GENRE DEFYING SAGE FRANCIS CASTS HIS PROVOCATIVE EYE TOWARDS RELATIONSHIPS ON 'Human The Death Dance,' HIS MOST PERSONAL RECORD TO DATE!
Featuring collaborations w/ Jolie Holland, Mark Isham & Buck 65 and more
Includes songs written for upcoming Edward Norton/Colin Farrell film, 'Pride & Glory.'
Rapper, poet, activist, humorist and cultural provocateur, Sage Francis will release Human The Death Dance, his second Anti/Epitaph release, on May 8, 2007. Bolstered by the many facets of Sage's complex persona, Francis goes beyond his acclaimed back catalog with humor, anger and poetic passion.
Ranging from 9-to-5 cubicle madness and addiction to sex and hip hop, Francis delves into very real issues with aplomb. Broken relationships are a recurring theme which Sage approaches with a brutal honesty reminiscent of Dylan's landmark Blood On The Tracks on stirring songs like 'Hell Of A Year', 'Woke Up This Morning' and 'Keep Moving.'
"These songs aren't about finger pointing," Francis writes wryly in the liner notes to Human The Death Dance. "I'm obviously the X-factor whose poor track record speaks volumes above my music, but who says I can't put my excuses into song form."
Featuring collaborations with artists as diverse as Jolie Holland, Buck 65 and Mark Isham, "HTDD" is Sage's most musically satisfying album to date. The tracks recorded with Isham will be featured in the upcoming film 'Pride & Glory,' which stars Edward Norton & Colin Farrell.
Hailing from Providence RI, Sage has a very unique place in hip hop history. Equally comfortable in rap battle or a poetry slam, Francis' determined individualism has made him a very controversial figure in the genre. Early attention came with 2002's Personal Journals (Anticon) which was heralded for its poetic reflections on his troubled upbringing. Followed by 2004's Hope, released under the band name Non-Prophets, was a both a tribute to classic hip hop records of the 80s & early 90s, and a hilarious middle finger to the so-called keepers of the torch. In 2005, Sage released his Epitaph debut, the polemic, political A Healthy Distrust.
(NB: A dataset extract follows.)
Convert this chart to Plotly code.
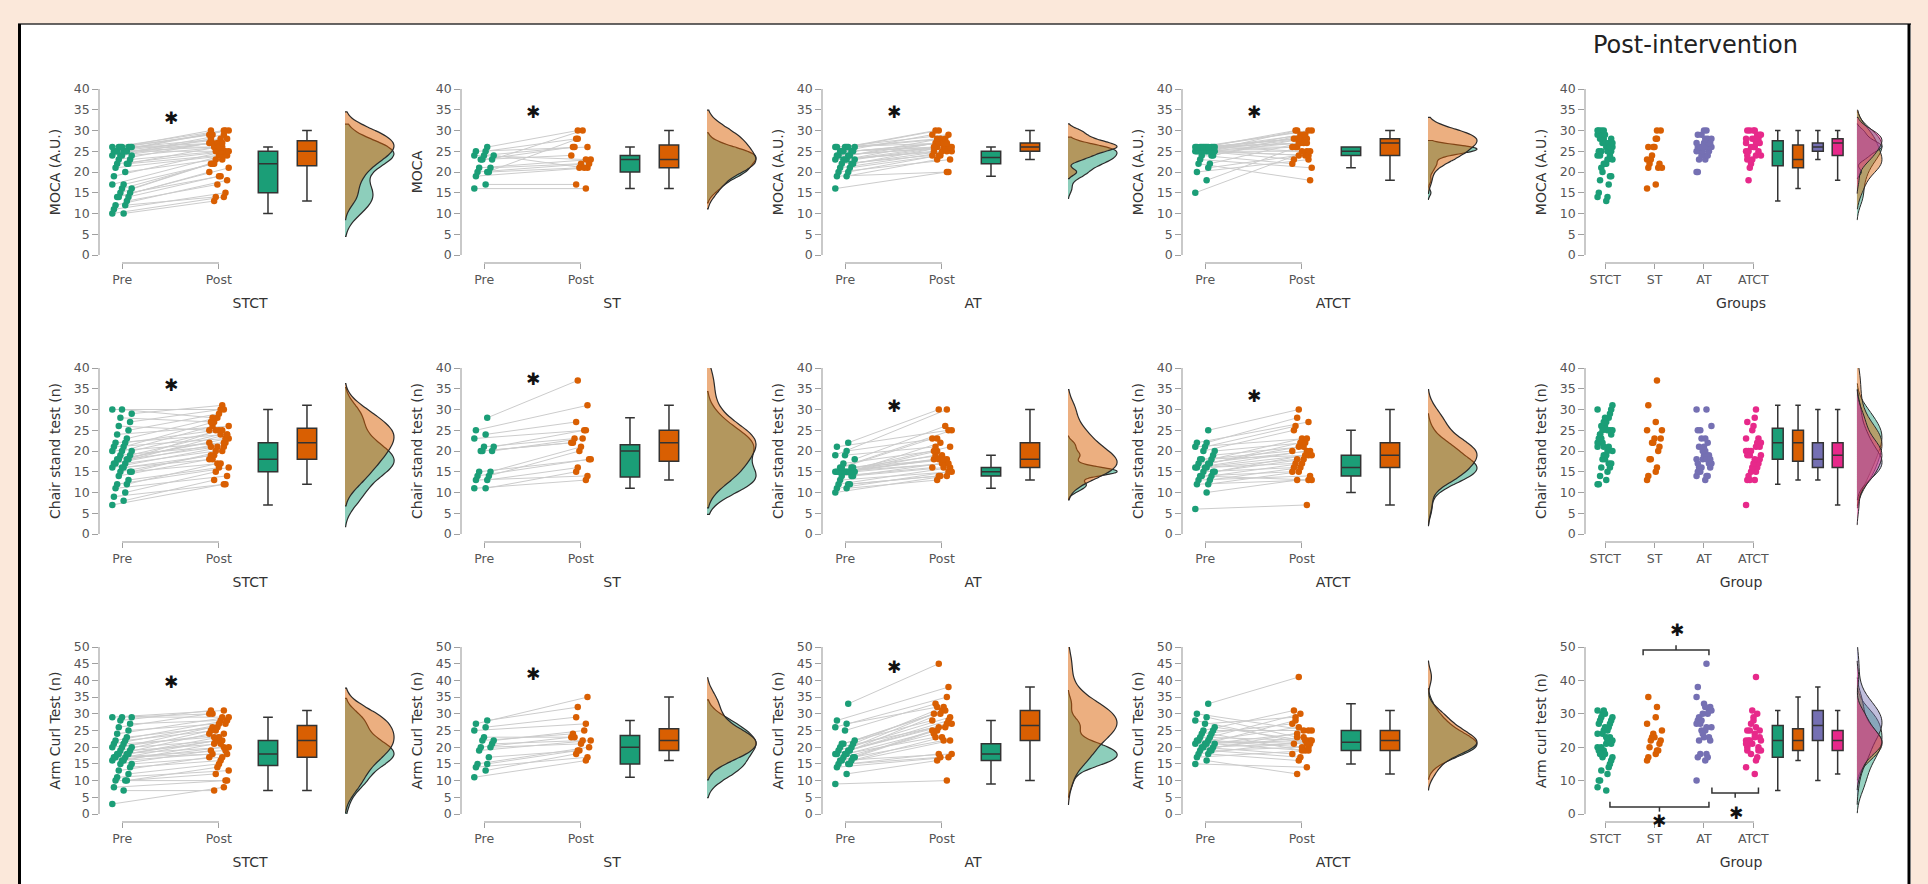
import plotly.graph_objects as go

# ------------------------------------------------------------------ data
GROUPS = ["STCT", "ST", "AT", "ATCT"]
PHASES = ["Pre", "Post"]

# MOCA (paired, subject order)
moca_stct_pre = [10,10,11,12,12,13,14,14,14,15,15,16,16,17,17,19,20,21,22,22,22,23,23,24,24,24,24,25,25,25,25,25,25,26,26,26,26,26,26,26]
moca_stct_post = [14,13,15,14,18,17,21,19,20,19,22,23,22,24,22,25,23,24,26,25,24,27,25,28,26,27,29,26,30,25,28,27,30,26,29,28,30,27,29,30]
moca_st_pre = [16,17,19,20,20,20,21,21,23,23,23,24,24,24,25,25,26]
moca_st_post = [16,17,21,28,22,21,23,22,24,30,26,21,26,23,28,26,30]
moca_at_pre = [16,19,19,20,20,21,21,22,22,22,23,23,23,23,23,24,24,24,24,25,25,25,25,25,26,26,26,26,26,26]
moca_at_post = [20,23,20,24,23,24,25,25,24,26,25,26,27,25,26,26,27,26,28,26,27,29,27,26,28,30,27,28,29,30]
moca_atct_pre = [15,18,20,21,22,22,23,24,24,24,25,25,25,25,25,25,25,25,25,26,26,26,26,26,26,26,26,26,26,26]
moca_atct_post = [25,26,23,24,18,27,21,28,22,29,23,24,26,28,30,24,27,25,29,30,25,26,27,28,29,30,27,28,30,28]

# Chair stand test (n)
chair_stct_pre = [7,8,9,10,11,12,12,13,14,15,15,15,16,16,16,17,17,17,18,18,18,18,19,19,20,20,20,21,21,22,22,23,24,25,26,27,28,29,30,30]
chair_stct_post = [12,13,12,15,14,17,16,16,18,17,19,20,18,21,19,22,20,24,21,23,25,22,24,21,25,26,22,27,23,25,24,28,26,29,25,30,27,31,28,30]
chair_st_pre = [11,11,13,13,14,14,15,15,20,20,20,21,21,23,24,25,28]
chair_st_post = [13,15,14,16,18,20,18,21,22,23,22,25,23,25,27,31,37]
chair_at_pre = [10,11,11,12,12,12,13,14,14,14,15,15,15,15,15,15,15,15,15,16,16,16,16,17,18,19,19,20,21,22]
chair_at_post = [14,13,15,14,16,14,15,17,16,16,18,17,19,18,20,17,18,21,22,25,19,23,18,20,26,21,30,23,25,30]
chair_atct_pre = [6,10,12,12,13,13,14,14,14,15,15,15,16,16,16,16,17,17,17,18,18,18,19,20,20,21,21,22,22,25]
chair_atct_post = [7,13,13,15,14,16,13,17,15,18,16,19,17,20,18,19,21,20,22,19,23,20,21,25,22,26,23,28,27,30]

# Arm curl test (n)
arm_stct_pre = [3,7,8,10,10,10,11,12,13,14,15,15,16,16,16,17,17,17,18,18,18,18,19,19,20,20,20,21,21,22,22,23,24,25,26,27,28,29,29,29]
arm_stct_post = [8,7,10,12,10,14,13,15,17,16,19,17,18,20,21,19,22,18,22,20,23,24,21,25,22,26,24,23,27,25,28,26,29,27,30,28,31,29,30,31]
arm_st_pre = [11,13,14,15,15,17,19,20,20,21,22,22,23,25,26,27,28]
arm_st_post = [16,18,17,19,20,19,22,21,23,22,24,25,23,27,29,35,32]
arm_at_pre = [9,12,14,15,15,15,16,16,16,17,17,17,18,18,18,18,19,19,19,20,20,21,21,21,22,25,26,27,28,33]
arm_at_post = [10,16,17,18,22,17,18,23,25,22,24,26,23,27,25,28,26,29,30,27,31,28,32,30,31,33,35,32,38,45]
arm_atct_pre = [15,16,17,18,18,19,19,19,20,20,20,21,21,21,21,22,22,22,23,23,24,24,25,25,26,27,28,29,30,33]
arm_atct_post = [14,12,19,16,22,17,25,20,18,23,21,19,28,22,24,20,26,21,30,22,19,27,25,31,22,29,21,23,25,41]

# y titles per row (cols 1-4, then post-intervention panel)
moca_titles = ["MOCA (A.U.)", "MOCA", "MOCA (A.U.)", "MOCA (A.U.)", "MOCA (A.U.)"]
chair_titles = ["Chair stand test (n)"] * 5
arm_titles = ["Arm Curl Test (n)"] * 4 + ["Arm curl test (n)"]
post_xtitles = ["Groups", "Group", "Group"]

# significance star heights (pre vs post), None = no star
moca_star = [33, 34.4, 34.4, 34.4]
chair_star = [35.9, 37.3, 30.8, 33.2]
arm_star = [39.5, 41.9, 44.0, None]

# ------------------------------------------------------------------ style
W, H = 1928, 884
GREEN, ORANGE, PURPLE, PINK = "#1b9e77", "#d95f02", "#7570b3", "#e7298a"
GROUP_COLORS = [GREEN, ORANGE, PURPLE, PINK]
PHASE_COLORS = [GREEN, ORANGE]
PEACH = "#fbe8da"
AXC = "#c9c9c9"
TICKC = "#a0a0a0"
FONT = "DejaVu Sans"
TICKFONT = dict(family=FONT, size=12.5, color="#555555")
TITLEFONT = dict(family=FONT, size=14, color="#333333")
STARFONT = dict(family=FONT, size=17, color="#111111")
STAR = "\u2731"


def rgba(hexc, a):
    h = hexc.lstrip("#")
    return "rgba(%d,%d,%d,%.2f)" % (int(h[0:2], 16), int(h[2:4], 16), int(h[4:6], 16), a)


def px(x):
    return x / W


def py(y):
    return 1 - y / H


def ref(prefix, n):
    return prefix if n == 1 else prefix + str(n)


def jit(i, amp):
    return ((i * 7) % 13 - 6) / 6.0 * amp


ROW_PX = [(89, 255), (368, 534), (647, 814)]
COL_AX = [100, 462, 823, 1183]
COL5_AX = 1586

rows = [
    dict(pre=[moca_stct_pre, moca_st_pre, moca_at_pre, moca_atct_pre],
         post=[moca_stct_post, moca_st_post, moca_at_post, moca_atct_post],
         titles=moca_titles, stars=moca_star, ymax=40, dtick=5, dtick5=5),
    dict(pre=[chair_stct_pre, chair_st_pre, chair_at_pre, chair_atct_pre],
         post=[chair_stct_post, chair_st_post, chair_at_post, chair_atct_post],
         titles=chair_titles, stars=chair_star, ymax=40, dtick=5, dtick5=5),
    dict(pre=[arm_stct_pre, arm_st_pre, arm_at_pre, arm_atct_pre],
         post=[arm_stct_post, arm_st_post, arm_at_post, arm_atct_post],
         titles=arm_titles, stars=arm_star, ymax=50, dtick=5, dtick5=10),
]

fig = go.Figure()
layout = {}
annotations = []
shapes = []

NOAX = dict(showgrid=False, zeroline=False, automargin=False)


def add_yaxis(n, bot, top, ymax, dtick, title, anchor_n):
    layout[ref("yaxis", n)] = dict(
        domain=[py(bot), py(top)], range=[0, ymax], anchor=ref("x", anchor_n),
        showline=True, linecolor=AXC, linewidth=1.5, ticks="outside", ticklen=6,
        tickcolor=TICKC, tickwidth=1, tick0=0, dtick=dtick, tickfont=TICKFONT,
        title=dict(text=title, font=TITLEFONT, standoff=10), **NOAX)


for r, row in enumerate(rows):
    top, bot = ROW_PX[r]
    # ---------------- paired panels
    for c in range(4):
        k = r * 5 + c
        nb, na, ny = k + 1, k + 16, k + 1
        ax = COL_AX[c]
        unit, off, wd = 97.0, 22.0, 300.0
        pre, post = row["pre"][c], row["post"][c]
        xr, yr = ref("x", nb), ref("y", ny)

        add_yaxis(ny, bot, top, row["ymax"], row["dtick"], row["titles"][c], nb)
        layout[ref("xaxis", nb)] = dict(
            domain=[px(ax), px(ax + wd)], range=[-off / unit, (wd - off) / unit],
            type="linear", anchor="free", position=py(bot + 8), showline=False,
            showticklabels=False, ticks="", title=dict(text=GROUPS[c], font=TITLEFONT, standoff=35),
            **NOAX)
        layout[ref("xaxis", na)] = dict(
            domain=[px(ax + off), px(ax + off + unit)], range=[-0.002, 1.002],
            type="linear", anchor="free", position=py(bot + 8), showline=True,
            linecolor=AXC, linewidth=1.5, ticks="outside", ticklen=5, tickcolor=TICKC,
            tickvals=[0, 1], ticktext=PHASES, tickfont=TICKFONT, **NOAX)

        # paired lines
        lx, ly = [], []
        for i, (a, b) in enumerate(zip(pre, post)):
            lx += [0 + jit(i, 0.1), 1 + jit(i + 5, 0.1), None]
            ly += [a, b, None]
        fig.add_trace(go.Scatter(x=lx, y=ly, mode="lines", xaxis=xr, yaxis=yr,
                                 line=dict(color="#cccccc", width=1), hoverinfo="skip"))
        fig.add_trace(go.Scatter(x=[0 + jit(i, 0.1) for i in range(len(pre))], y=pre,
                                 mode="markers", xaxis=xr, yaxis=yr, cliponaxis=False,
                                 marker=dict(color=GREEN, size=6.5)))
        fig.add_trace(go.Scatter(x=[1 + jit(i + 5, 0.1) for i in range(len(post))], y=post,
                                 mode="markers", xaxis=xr, yaxis=yr, cliponaxis=False,
                                 marker=dict(color=ORANGE, size=6.5)))
        for j, (vals, pos) in enumerate([(pre, 1.505), (post, 1.907)]):
            fig.add_trace(go.Box(y=vals, x0=pos, width=0.2, xaxis=xr, yaxis=yr,
                                 fillcolor=PHASE_COLORS[j], line=dict(color="#333333", width=1.5),
                                 whiskerwidth=0.5, boxpoints="outliers",
                                 marker=dict(opacity=0, size=1), quartilemethod="linear",
                                 hoverinfo="skip"))
        for j, vals in enumerate([pre, post]):
            fig.add_trace(go.Violin(y=vals, x0=2.299, width=1.01, side="positive",
                                    xaxis=xr, yaxis=yr, points=False,
                                    fillcolor=rgba(PHASE_COLORS[j], 0.5),
                                    line=dict(color="#2a2a2a", width=1.2),
                                    scalegroup="p%d" % k, scalemode="width",
                                    spanmode="soft", hoverinfo="skip"))
        fig.add_trace(go.Scatter(x=[None], y=[None], xaxis=ref("x", na), yaxis=yr,
                                 mode="markers", hoverinfo="skip"))
        if row["stars"][c] is not None:
            annotations.append(dict(x=0.5, y=row["stars"][c], xref=xr, yref=yr, text=STAR,
                                    showarrow=False, font=STARFONT, yanchor="middle"))

    # ---------------- post-intervention panel
    k = r * 5 + 4
    nb, na, ny = k + 1, k + 16, k + 1
    ax = COL5_AX
    unit, off, wd = 49.5, 19.0, 310.0
    xr, yr = ref("x", nb), ref("y", ny)
    add_yaxis(ny, bot, top, row["ymax"], row["dtick5"], row["titles"][4], nb)
    layout[ref("xaxis", nb)] = dict(
        domain=[px(ax), px(ax + wd)], range=[-off / unit, (wd - off) / unit],
        type="linear", anchor="free", position=py(bot + 8), showline=False,
        showticklabels=False, ticks="", title=dict(text=post_xtitles[r], font=TITLEFONT, standoff=35),
        **NOAX)
    layout[ref("xaxis", na)] = dict(
        domain=[px(ax + off), px(ax + off + 3 * unit)], range=[-0.004, 3.004],
        type="linear", anchor="free", position=py(bot + 8), showline=True,
        linecolor=AXC, linewidth=1.5, ticks="outside", ticklen=5, tickcolor=TICKC,
        tickvals=[0, 1, 2, 3], ticktext=GROUPS, tickfont=TICKFONT, **NOAX)
    for g in range(4):
        vals = row["post"][g]
        fig.add_trace(go.Scatter(x=[g + jit(i, 0.15) for i in range(len(vals))], y=vals,
                                 mode="markers", xaxis=xr, yaxis=yr, cliponaxis=False,
                                 marker=dict(color=GROUP_COLORS[g], size=6.5)))
    for g, pos in enumerate([3.49, 3.9, 4.3, 4.7]):
        fig.add_trace(go.Box(y=row["post"][g], x0=pos, width=0.22, xaxis=xr, yaxis=yr,
                             fillcolor=GROUP_COLORS[g], line=dict(color="#333333", width=1.5),
                             whiskerwidth=0.5, boxpoints="outliers",
                             marker=dict(opacity=0, size=1), quartilemethod="linear",
                             hoverinfo="skip"))
    for g in range(4):
        fig.add_trace(go.Violin(y=row["post"][g], x0=5.09, width=1.01, side="positive",
                                xaxis=xr, yaxis=yr, points=False,
                                fillcolor=rgba(GROUP_COLORS[g], 0.45),
                                line=dict(color="#2a2a2a", width=1.0),
                                scalegroup="g%d" % k, scalemode="width",
                                spanmode="soft", hoverinfo="skip"))
    fig.add_trace(go.Scatter(x=[None], y=[None], xaxis=ref("x", na), yaxis=yr,
                             mode="markers", hoverinfo="skip"))

# significance brackets on arm curl post-intervention panel (between groups)
k5 = 2 * 5 + 4
bx = ref("x", k5 + 1)
top5, bot5 = ROW_PX[2]
ymax5 = rows[2]["ymax"]


def yp(v):
    # data value -> paper y on the arm-curl post-intervention panel
    return py(bot5) + v / ymax5 * (py(top5) - py(bot5))


brackets = [  # (x_left, x_right, y_line, tip_dir, star_x, star_y)
    (0.77, 2.10, 49.1, -1, 1.45, 55.0),
    (0.10, 2.10, 2.1, +1, 1.10, -2.2),
    (2.16, 3.10, 6.3, +1, 2.65, 0.4),
]
for xl, xrr, yl, d, sx, sy in brackets:
    path = "M %f,%f L %f,%f L %f,%f L %f,%f" % (xl, yp(yl + d * 1.6), xl, yp(yl), xrr, yp(yl),
                                                xrr, yp(yl + d * 1.6))
    shapes.append(dict(type="path", path=path, xref=bx, yref="paper",
                       line=dict(color="#333333", width=1.5)))
    xm = (xl + xrr) / 2
    shapes.append(dict(type="line", x0=xm, x1=xm, y0=yp(yl), y1=yp(yl - d * 1.4), xref=bx,
                       yref="paper", line=dict(color="#333333", width=1.5)))
    annotations.append(dict(x=sx, y=yp(sy), xref=bx, yref="paper", text=STAR, showarrow=False,
                            font=STARFONT, yanchor="middle"))

annotations.append(dict(x=px(1695), y=py(45), xref="paper", yref="paper", text="Post-intervention",
                        showarrow=False, font=dict(family=FONT, size=24, color="#222222"),
                        xanchor="center", yanchor="middle"))

# page frame
shapes = [
    dict(type="rect", xref="paper", yref="paper", x0=px(18), x1=px(1911), y0=0, y1=py(24),
         fillcolor="white", line=dict(width=0), layer="below"),
    dict(type="line", xref="paper", yref="paper", x0=px(18), x1=px(1911), y0=py(24), y1=py(24),
         line=dict(color="#333333", width=1.5)),
    dict(type="line", xref="paper", yref="paper", x0=px(19.5), x1=px(19.5), y0=0, y1=py(24),
         line=dict(color="#000000", width=3)),
    dict(type="line", xref="paper", yref="paper", x0=px(1909), x1=px(1909), y0=0, y1=py(24),
         line=dict(color="#000000", width=3)),
] + shapes

fig.update_layout(
    template="none",
    width=W, height=H, margin=dict(l=0, r=0, t=0, b=0, autoexpand=False),
    paper_bgcolor=PEACH, plot_bgcolor="rgba(0,0,0,0)",
    showlegend=False, boxmode="overlay", violinmode="overlay",
    font=dict(family=FONT), annotations=annotations, shapes=shapes, **layout)

fig.write_html("out.html", config={"displayModeBar": False},
               post_script="document.body.style.margin='0';")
On HTDD, Francis cleverly recounts his aforementioned discography on the set opener, 'Underground For Dummies.' And while 'Hoofprints In The Sand' is evidence that there is still room for great political songs in his repertoire, his forthcoming disc ripe with his most personal and deeply moving material to date affirms that Francis has little interest in becoming redundant.